Была в Сергее Александровиче удивительная ловкость и непринужденность. Все, что он делал — подвинет за спинку венский стул, возьмет из рук чашку, откроет книгу (обязательно просматривал все, что было в комнате), — получалось ладно. Можно бы сказать — пластично, но ему это слово не подходило.
Ладный он был и в том, как одевался, как носил любую одежду. Никогда одежда его не стесняла, а между тем было заметно, что она ему не безразлична. И за модой он следил, насколько в те года это получалось. Особенно запомнилось его дымчатое кепи. Надевал он его внимательно, мог лишний раз сдунуть пылинку. Мне этот жест всегда потом вспоминался в связи со строкой: „Я иду долиной, на затылке кепи…“
Читали у нас свои произведения многие, читал и Сергей Есенин.

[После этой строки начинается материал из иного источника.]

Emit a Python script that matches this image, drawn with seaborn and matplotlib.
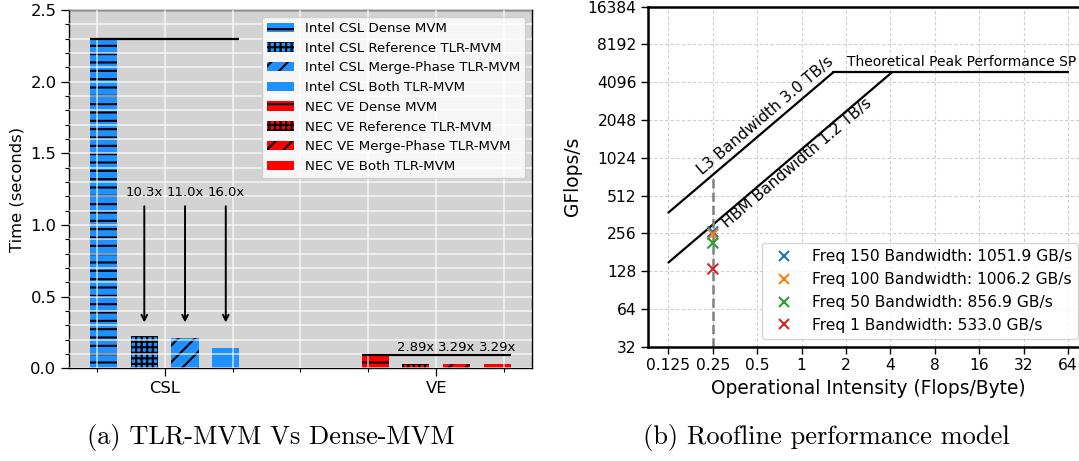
import numpy as np
import pandas as pd
import matplotlib
matplotlib.use("Agg")
import matplotlib.pyplot as plt
import seaborn as sns
from matplotlib.patches import Patch
from matplotlib.ticker import MultipleLocator, FixedLocator, NullLocator

# ---------------- data: left panel ----------------
groups = ["CSL", "VE"]
series_prefix = ["Intel CSL", "NEC VE"]
variants = ["Dense MVM", "Reference TLR-MVM", "Merge-Phase TLR-MVM", "Both TLR-MVM"]
csl_times = [2.30, 0.2233, 0.2091, 0.1437]
ve_times = [0.095, 0.0329, 0.0289, 0.0289]
csl_speedups = ["10.3x", "11.0x", "16.0x"]
ve_speedups = ["2.89x", "3.29x", "3.29x"]
time_ticks = [0.0, 0.5, 1.0, 1.5, 2.0, 2.5]

# ---------------- data: right panel ----------------
intensity_ticks = [0.125, 0.25, 0.5, 1, 2, 4, 8, 16, 32, 64]
intensity_labels = ["0.125", "0.25", "0.5", "1", "2", "4", "8", "16", "32", "64"]
gflops_ticks = [32, 64, 128, 256, 512, 1024, 2048, 4096, 8192, 16384]
peak_gflops = 4915.2
l3_bw = 3000.0    # GB/s
hbm_bw = 1200.0   # GB/s
freqs = [150, 100, 50, 1]
measured_bw = [1051.9, 1006.2, 856.9, 533.0]
measured_oi = 0.25

# ---------------- style ----------------
sns.set_style("ticks", {"axes.edgecolor": "black", "text.color": "black",
                        "axes.labelcolor": "black", "xtick.color": "black",
                        "ytick.color": "black"})
plt.rcParams["font.family"] = ["DejaVu Sans"]
plt.rcParams["hatch.linewidth"] = 1.5

colors = ["dodgerblue", "red"]
hatches = ["--", "+++", "//", ""]

fig = plt.figure(figsize=(10.79, 4.61), dpi=100)
ax1 = fig.add_axes([0.0639, 0.2011, 0.4291, 0.7772])
ax2 = fig.add_axes([0.601, 0.248, 0.4074, 0.7375])

# ---------------- left panel ----------------
offsets = [-0.225, -0.075, 0.075, 0.225]
rows = []
for gi, (g, pref, times) in enumerate(zip(groups, series_prefix, [csl_times, ve_times])):
    for vi, (v, t) in enumerate(zip(variants, times)):
        rows.append({"pos": gi + offsets[vi], "time": t, "label": f"{pref} {v}",
                     "color": colors[gi], "hatch": hatches[vi]})
df = pd.DataFrame(rows)
labels = list(df["label"])
palette = dict(zip(df["label"], df["color"]))

ax1.set_facecolor("lightgray")
sns.barplot(data=df, x="pos", y="time", hue="label", hue_order=labels,
            palette=palette, native_scale=True, width=0.1 / 0.15, dodge=False,
            errorbar=None, legend=False, saturation=1, ax=ax1,
            edgecolor="black", linewidth=0)
positions = df["pos"].to_numpy()
for p in ax1.patches:
    c = p.get_x() + p.get_width() / 2
    i = int(np.argmin(np.abs(positions - c)))
    p.set_hatch(df["hatch"].iloc[i])
    p.set_edgecolor("black")
    p.set_linewidth(0)
    p.set_zorder(1)

ax1.set_xlim(-0.3525, 1.3525)
ax1.set_ylim(0, 2.5)
ax1.xaxis.set_major_locator(FixedLocator([0, 1]))
ax1.set_xticklabels(groups)
ax1.xaxis.set_minor_locator(FixedLocator([-0.25, 0.25, 0.5, 0.75, 1.25]))
ax1.yaxis.set_major_locator(FixedLocator(time_ticks))
ax1.yaxis.set_minor_locator(MultipleLocator(0.1))
ax1.set_yticklabels([f"{t:.1f}" for t in time_ticks])
ax1.set_axisbelow(False)
ax1.grid(True, which="both", color="white", lw=1.1, alpha=0.75)
ax1.set_xlabel("")
ax1.set_ylabel("Time (seconds)", fontsize=11.8)
ax1.tick_params(axis="both", which="major", labelsize=11.8, length=5.5, width=0.9)
ax1.tick_params(axis="both", which="minor", length=3, width=0.8)
for s in ax1.spines.values():
    s.set_linewidth(1.0)
    s.set_color("black")

for gi, times in enumerate([csl_times, ve_times]):
    ax1.hlines(times[0], gi + offsets[0] - 0.05, gi + offsets[-1] + 0.05,
               color="black", lw=1.6, zorder=6)

for vi, txt in enumerate(csl_speedups):
    x = offsets[vi + 1]
    ax1.text(x, 1.2, txt, ha="center", va="baseline", fontsize=9.5, zorder=5)
    ax1.annotate("", xy=(x, 0.3), xytext=(x, 1.15),
                 arrowprops=dict(arrowstyle="->", lw=1.4, color="black"), zorder=5)
for vi, txt in enumerate(ve_speedups):
    x = 1 + offsets[vi + 1]
    ax1.text(x, 0.12, txt, ha="center", va="baseline", fontsize=9.5, zorder=5)

handles = [Patch(facecolor=r["color"], hatch=r["hatch"], edgecolor="black",
                 linewidth=0, label=r["label"]) for _, r in df.iterrows()]
ax1.legend(handles=handles, loc="upper right", fontsize=9.65)

# ---------------- right panel ----------------
ax2.set_xscale("log", base=2)
ax2.set_yscale("log", base=2)
ax2.set_xlim(2 ** -3.45, 2 ** 6.45)
ax2.set_ylim(32, 16384)
ax2.grid(True, which="major", color="#cfcfcf", lw=0.8, linestyle=(0, (3, 2)), zorder=0)
ax2.set_axisbelow(True)

l3_knee = peak_gflops / l3_bw
hbm_knee = peak_gflops / hbm_bw
x0 = intensity_ticks[0]
x1 = intensity_ticks[-1]
ax2.plot([x0, l3_knee], [x0 * l3_bw, peak_gflops], color="black", lw=1.6)
ax2.plot([x0, hbm_knee], [x0 * hbm_bw, peak_gflops], color="black", lw=1.6)
ax2.plot([l3_knee, x1], [peak_gflops, peak_gflops], color="black", lw=1.6)
ax2.plot([measured_oi, measured_oi], [32, measured_oi * l3_bw], color="gray",
         lw=1.8, linestyle="--")

pts = pd.DataFrame({
    "oi": [measured_oi] * len(freqs),
    "gflops": [b * measured_oi for b in measured_bw],
    "label": [f"Freq {f} Bandwidth: {b:.1f} GB/s" for f, b in zip(freqs, measured_bw)],
})
sns.scatterplot(data=pts, x="oi", y="gflops", hue="label",
                palette=sns.color_palette("tab10", len(freqs)), marker="x",
                s=60, linewidth=1.5, ax=ax2, zorder=5)
pos2 = ax2.get_position()
fw, fh = fig.get_size_inches() * fig.dpi
leg_x = (1078 / fw - pos2.x0) / pos2.width
leg_y = ((fh - 339) / fh - pos2.y0) / pos2.height
sns.move_legend(ax2, "lower right", bbox_to_anchor=(leg_x, leg_y),
                borderaxespad=0, title=None, fontsize=11.2)

ax2.xaxis.set_major_locator(FixedLocator(intensity_ticks))
ax2.xaxis.set_minor_locator(NullLocator())
ax2.set_xticklabels(intensity_labels)
ax2.yaxis.set_major_locator(FixedLocator(gflops_ticks))
ax2.yaxis.set_minor_locator(NullLocator())
ax2.set_yticklabels([str(v) for v in gflops_ticks])
ax2.tick_params(axis="both", which="major", labelsize=11.2, length=5, width=1.0)
ax2.set_xlabel("Operational Intensity (Flops/Byte)", fontsize=13.4)
ax2.set_ylabel("GFlops/s", fontsize=13.4)
for s in ax2.spines.values():
    s.set_linewidth(1.8)
    s.set_color("black")


def screen_angle(ax, xa, ya, xb, yb):
    pa = ax.transData.transform((xa, ya))
    pb = ax.transData.transform((xb, yb))
    return np.degrees(np.arctan2(pb[1] - pa[1], pb[0] - pa[0]))


ang = screen_angle(ax2, x0, x0 * l3_bw, l3_knee, peak_gflops)
ax2.text(0.212, 0.212 * l3_bw * 1.17, "L3 Bandwidth 3.0 TB/s", rotation=ang,
         rotation_mode="anchor", ha="left", va="baseline", fontsize=11.2)
ax2.text(0.315, 0.315 * hbm_bw * 0.75, "HBM Bandwidth 1.2 TB/s", rotation=ang,
         rotation_mode="anchor", ha="left", va="baseline", fontsize=11.2)
ax2.text(2.02, peak_gflops * 1.07, "Theoretical Peak Performance SP",
         ha="left", va="bottom", fontsize=10)

# ---------------- captions ----------------
fig.text(0.251, 0.052, "(a) TLR-MVM Vs Dense-MVM", ha="center", va="center",
         fontsize=19, family=["cmr10", "DejaVu Serif"])
fig.text(0.766, 0.052, "(b) Roofline performance model", ha="center", va="center",
         fontsize=19, family=["cmr10", "DejaVu Serif"])

fig.savefig("out.png", dpi=100)
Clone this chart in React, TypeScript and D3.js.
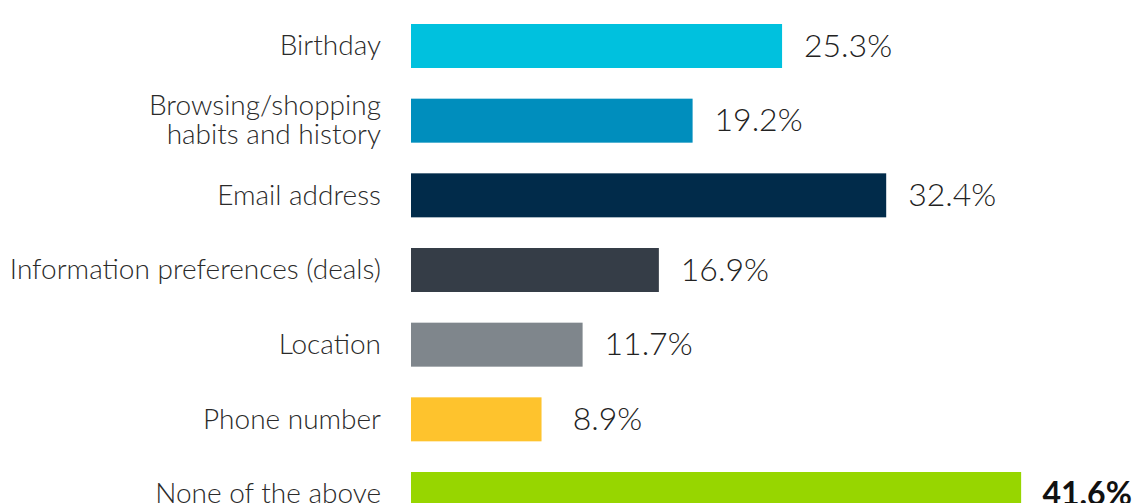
import React from "react";
import * as d3 from "d3";

const categories: string[][] = [
  ["Birthday"],
  ["Browsing/shopping", "habits and history"],
  ["Email address"],
  ["Information preferences (deals)"],
  ["Location"],
  ["Phone number"],
  ["None of the above"],
];
const values: number[] = [25.3, 19.2, 32.4, 16.9, 11.7, 8.9, 41.6];
const valueLabels: string[] = ["25.3%", "19.2%", "32.4%", "16.9%", "11.7%", "8.9%", "41.6%"];
const colors: string[] = ["#00c1de", "#008ebd", "#012b4a", "#353d47", "#7f868c", "#fec32d", "#97d600"];
const boldIndex = 6;

const W = 1138;
const H = 503;

export default function App() {
  const x = d3.scaleLinear().domain([0, 42]).range([411, 411 + 616]);
  const idx = values.map((_, i) => i);
  const y = d3.scaleBand<number>().domain(idx).range([24, 516]).paddingInner(0.4107).paddingOuter(0);
  const bw = y.bandwidth();
  const font = "Lato, 'Open Sans', sans-serif";
  return (
    <svg width={W} height={H} style={{ position: "absolute", left: 0, top: 0, background: "#fff" }}>
      {idx.map((i) => {
        const cy = (y(i) as number) + bw / 2;
        const lines = categories[i];
        const lh = 29;
        return (
          <g key={i}>
            <rect x={x(0)} y={y(i)} width={x(values[i]) - x(0)} height={bw} fill={colors[i]} />
            <text
              textAnchor="end"
              fontFamily={font}
              fontWeight={300}
              fontSize={28}
              fill="#2a2a2a"
            >
              {lines.map((l, j) => (
                <tspan key={j} x={381} y={cy + (j - (lines.length - 1) / 2) * lh} dy="0.33em">
                  {l}
                </tspan>
              ))}
            </text>
            <text
              x={x(values[i]) + 66}
              y={cy}
              dy="0.33em"
              textAnchor="middle"
              fontFamily={font}
              fontWeight={i === boldIndex ? 700 : 300}
              fontSize={32}
              fill={i === boldIndex ? "#111" : "#222"}
            >
              {valueLabels[i]}
            </text>
          </g>
        );
      })}
    </svg>
  );
}
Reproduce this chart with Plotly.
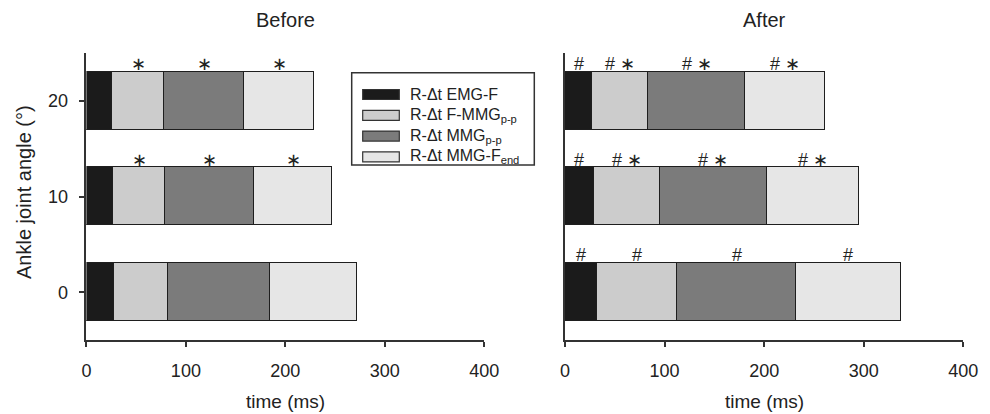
import plotly.graph_objects as go

# ---------------- data ----------------
angles = [0, 10, 20]  # ankle joint angle (deg)

segment_names = ["R-Δt EMG-F", "R-Δt F-MMG<sub>p-p</sub>", "R-Δt MMG<sub>p-p</sub>", "R-Δt MMG-F<sub>end</sub>"]
segment_colors = ["#1b1b1b", "#cccccc", "#7b7b7b", "#e6e6e6"]

# Before (segment durations, ms) for angles 0, 10, 20
before_emg_f = [28.4, 26.7, 26.0]
before_f_mmg = [54.3, 52.6, 52.0]
before_mmg_pp = [101.8, 89.1, 81.1]
before_mmg_fend = [87.5, 79.1, 70.6]

# After
after_emg_f = [31.8, 29.1, 27.4]
after_f_mmg = [81.0, 66.6, 55.9]
after_mmg_pp = [119.4, 106.8, 97.7]
after_mmg_fend = [104.8, 92.7, 80.0]

# significance marks per angle (0, 10, 20), per segment
before_marks = [["", "", "", ""], ["", "∗", "∗", "∗"], ["", "∗", "∗", "∗"]]
after_marks = [["#", "#", "#", "#"], ["#", "# ∗", "# ∗", "# ∗"], ["#", "# ∗", "# ∗", "# ∗"]]

x_ticks = [0, 100, 200, 300, 400]
y_ticks = [0, 10, 20]

# ---------------- styling ----------------
W, H = 990, 414
FONT = "Liberation Sans, Arial, sans-serif"
TXT = "#222222"
LINE = "#333333"
BAR_WIDTH = 6.05


def px(x):
    return x / W


def py(y):
    return 1 - y / H


fig = go.Figure()

panels = [
    ("x", "y", [before_emg_f, before_f_mmg, before_mmg_pp, before_mmg_fend], before_marks),
    ("x2", "y2", [after_emg_f, after_f_mmg, after_mmg_pp, after_mmg_fend], after_marks),
]

annotations = []
for xa, ya, series, marks in panels:
    for name, vals, col in zip(segment_names, series, segment_colors):
        fig.add_trace(go.Bar(
            y=angles, x=vals, orientation="h", width=BAR_WIDTH, name=name,
            marker=dict(color=col, line=dict(color="#1e1e1e", width=1.5)),
            xaxis=xa, yaxis=ya, showlegend=False,
        ))
    for i, a in enumerate(angles):
        start = 0.0
        for s, vals in enumerate(series):
            v = vals[i]
            label = marks[i][s]
            if label:
                annotations.append(dict(
                    x=start + v / 2, y=a + BAR_WIDTH / 2, xref=xa, yref=ya,
                    text=label, showarrow=False, yanchor="bottom", xanchor="center",
                    yshift=-4, font=dict(size=18, family=FONT, color=TXT),
                ))
            start += v

fig.update_layout(barmode="stack")

# titles and axis titles
xl = (px(86.4), px(484.3))
xr = (px(565), px(963.3))
yd = (py(340), py(53.3))


def label(x, y, text, size, **kw):
    d = dict(x=x, y=y, xref="paper", yref="paper", text=text, showarrow=False,
             xanchor="center", yanchor="middle", font=dict(size=size, family=FONT, color=TXT))
    d.update(kw)
    return d


annotations += [
    label((xl[0] + xl[1]) / 2, py(20), "Before", 20),
    label((xr[0] + xr[1]) / 2, py(20), "After", 20),
    label((xl[0] + xl[1]) / 2, py(401), "time (ms)", 19),
    label((xr[0] + xr[1]) / 2, py(401), "time (ms)", 19),
    label(px(24), py(192), "Ankle joint angle (°)", 20, textangle=-90),
]

# manual legend
shapes = [dict(type="rect", xref="paper", yref="paper", x0=px(351.7), x1=px(534.3),
               y0=py(165), y1=py(72.7), line=dict(color=LINE, width=1.5), fillcolor="white")]
for k, (name, col) in enumerate(zip(segment_names, segment_colors)):
    yc = 94.5 + 20.8 * k
    shapes.append(dict(type="rect", xref="paper", yref="paper", x0=px(362.7), x1=px(399.3),
                       y0=py(yc + 5), y1=py(yc - 5), line=dict(color=LINE, width=1.2),
                       fillcolor=col))
    annotations.append(label(px(408), py(yc), name, 16, xanchor="left"))

axis_common = dict(showgrid=False, zeroline=False, showline=True, linecolor=LINE, linewidth=1.5,
                   tickfont=dict(size=18, family=FONT, color=TXT), tickcolor=LINE, tickwidth=1.5)

fig.update_layout(
    width=W, height=H, margin=dict(l=0, r=0, t=0, b=0, pad=0, autoexpand=False),
    autosize=False,
    paper_bgcolor="white", plot_bgcolor="white",
    font=dict(family=FONT, color=TXT),
    xaxis=dict(domain=list(xl), range=[0, 400], tickvals=x_ticks, ticks="outside", ticklen=5,
               ticklabelstandoff=9, anchor="y", **axis_common),
    yaxis=dict(domain=list(yd), range=[-5, 25], tickvals=y_ticks, ticks="outside", ticklen=6,
               ticklabelstandoff=7, anchor="x", **axis_common),
    xaxis2=dict(domain=list(xr), range=[0, 400], tickvals=x_ticks, ticks="outside", ticklen=5,
                ticklabelstandoff=9, anchor="y2", **axis_common),
    yaxis2=dict(domain=list(yd), range=[-5, 25], tickvals=y_ticks, ticks="", showticklabels=False,
                anchor="x2", **axis_common),
    annotations=annotations, shapes=shapes, bargap=0,
)

fig.write_html("out.html", config={"responsive": False})
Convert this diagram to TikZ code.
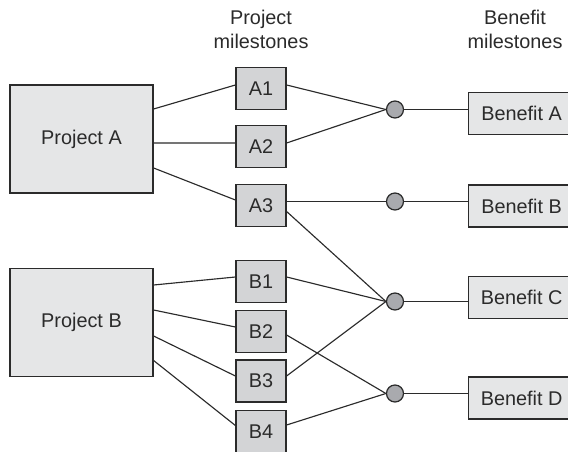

Ото всех поэтов его отличала необычная сегодня, я бы сказала, артистическая манера чтения. Он не подчеркивал ритмической основы или мысли. Каждое его стихотворение было как зарисовка настроения. Никогда два раза он не читал одинаково. Он всегда раскрывался в чтении сегодняшний, сиюминутный, когда бы ни было написано стихотворение. Помню, после чтения „Черного человека“ у меня вырвалось: „Страшно“. Все на меня оглянулись с укоризной, а Сергей Александрович помолчал и откликнулся, как на собственные мысли: „Да, страшно“. Он стоял и смотрел в замерзшее окно…
А вот строка „Голова моя машет ушами“ так и осталась жить в нашем доме. Сколько лет пережила, и все поколения ее повторяют… Это было одно из первых чтений, как сказал Сергей Александрович. Он в тот раз и фотографию мне свою подарил с такой доброй надписью…
Меня всегда удивляла и трогала та бережная почтительность, с которой Сергей Александрович обращался к моей маме. Мама не была очень старым человеком — ей подходило к шестидесяти. Она недавно пережила тяжелую испанку, сильно поседела, и особенно исхудали у нее руки с длинными тонкими пальцами.
Когда мама входила в комнату, Сергей Александрович первым вскакивал и старался чем-нибудь ей услужить: подвинуть стул, поддержать пуховой платок, поправить завернувшийся уголок скатерти. А когда мама протягивала ему руку, Сергей Александрович брал ее, как хрупкую вещь, — обеими руками и осторожно целовал. Было видно, его до слез умиляло, что мама знала множество его стихов и начинала читать с любой их строчки. Мама вообще очень любила поэзию, но больше всех Лермонтова и Есенина. Я помню, как она радовалась, когда мой муж сказал, что у нас сегодня будет Есенин.